Wednesday, July 3, 2013

Thomas, 2 months On

Hard as it is to believe, it's been a little over 2 months now since losing my longtime friend and mentor Thomas Johnstone to suicide. Life goes on with its daily routines, problems, work, noise and business and I find myself as usual swept up in the rhythm of the city that runs just like a giant clock. Just when I thought things were more or less back to normal, the pain found a chink in my armor, crept up behind me and demanded to either be dealt with or suffocate me.

Yesterday I found myself in a position of having some forced free time because I had to let some maintenance workers in to perform repairs on the apartment-from-hell (an entire saga of its own which we won't even touch here). After said repairs I desperately needed to get out of apartment-from-hell and clear my head, so I decided to go to the main branch of the Brooklyn Public Library (Grand Army Plaza).

As I approached the plaza and the Prospect Arch came into view, it dawned on me what a long time it had been since I last went to the library...but in years past, I was in and out of this beautiful and historic library all the time, and it was one of Thomas' and my regular meeting places.
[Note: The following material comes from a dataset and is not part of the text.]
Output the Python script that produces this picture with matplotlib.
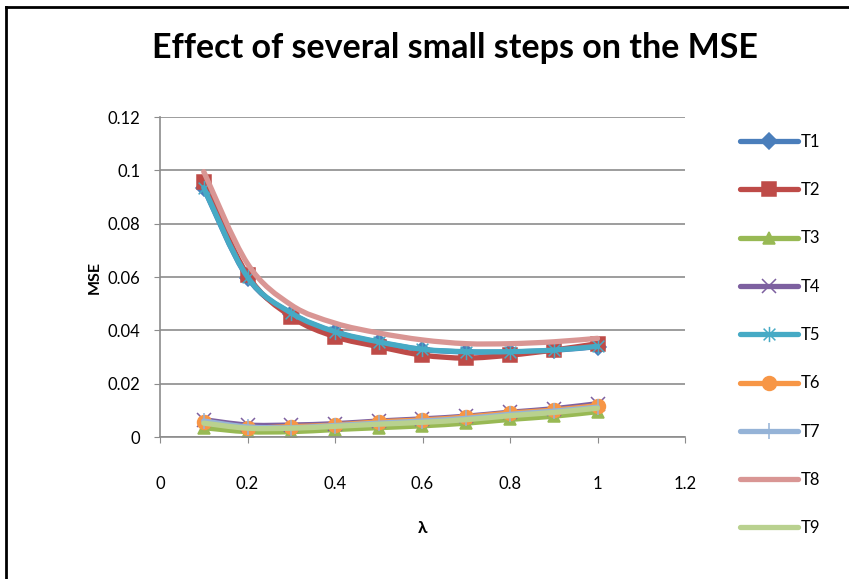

No sooner had these thoughts surfaced when it dawned on me, suddenly and all at once: the last time I was in this library, I *was* with him.

I couldn't take it anymore. In the middle of Grand Army Plaza, I broke down and cried. And cried some more. It was as if the floodgates broke and everything that I have been trying so hard to hide behind a resolute, stoic facade just washed away. For a few seconds I really felt as though I could not breathe as the awesome weight of the massive changes and emotional watershed that 2013 has wreaked on my life just crashed over me.

By the end of this year, nothing in my life will look like what it started out as in the beginning of the year: a new job, a new apartment, new friends, and the list goes on and on. Someone recently said that immediately preceding all great changes in life is chaos. It took a while for that to sink in, but I now fully believe it to be true. It's undeniable that many good, necessary and positive changes in my life have converged on 2013 as the year to come to fruition. And in the midst of choosing to focus on and celebrate the good, it becomes easy to relegate all the pain and heartache to the shadows, to sweep what we don't like under the rug in hopes that out of sight really is out of mind. But I've found out the hard way that a more balanced approach is often required. Ignoring our demons can really come back to bite us. Maintaining a frenetic schedule and hoping that the pain will get lost or at least numbed in all the business may work for a while, but sooner or later we have to pay the piper.

So I look for and crave balance. Ways to honor and not forget my friend's legacy even when I'm caught up in the daily blur of New York life. Ways to remember and cherish the good memories and allow myself a little breathing space to reflect and grieve if I need to. In the end, I think he would be proud of me - where I am in my life now, how I'm handling very adult situations and challenges and even how I've handled his passing. And sometimes I even get the sense that he's still walking quietly beside me.